The application of eigenvalue theory to dual quaternion Hermitian matrices holds significance in the realm of multi-agent formation control. In this paper, we study the Rayleigh quotient iteration (RQI) for solving the right eigenpairs of dual quaternion Hermitian matrices. Combined with dual representation, the RQI algorithm can effectively compute the extreme eigenvalue along with the associated eigenvector of the large dual quaternion Hermitian matrices. Furthermore, a convergence analysis of the Rayleigh quotient iteration is derived, demonstrating a local convergence rate of at least cubic, which is faster than the linear convergence rate of the power method.

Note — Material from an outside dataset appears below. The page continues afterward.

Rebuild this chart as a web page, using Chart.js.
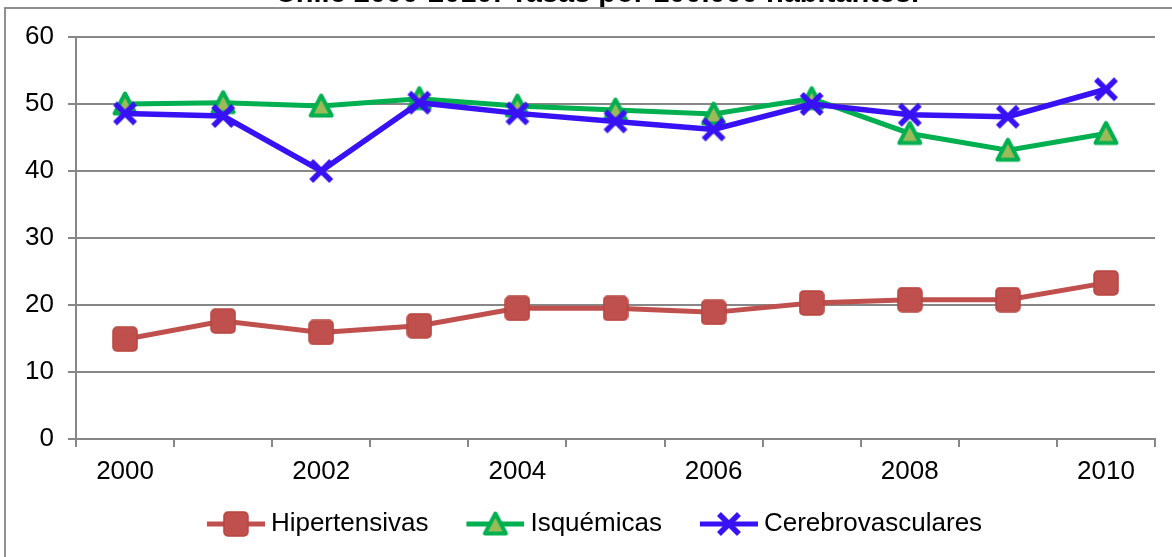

Numerical examples are provided to illustrate the high accuracy and low CPU time cost of the proposed Rayleigh quotient iteration compared with the power method for solving the dual quaternion Hermitian eigenvalue problem.

翻译：对偶四元数Hermitian矩阵的特征值理论在多智能体编队控制领域具有重要意义。本文研究求解对偶四元数Hermitian矩阵右特征对的瑞利商迭代（RQI）方法。结合对偶表示，RQI算法可有效计算大型对偶四元数Hermitian矩阵的极值特征值及其对应特征向量。进一步，我们推导了瑞利商迭代的收敛性分析，证明其具有至少三次的局部收敛速率，优于幂法的线性收敛速率。数值算例表明，与幂法相比，所提出的瑞利商迭代在求解对偶四元数Hermitian特征值问题时具有高精度和低CPU时间成本。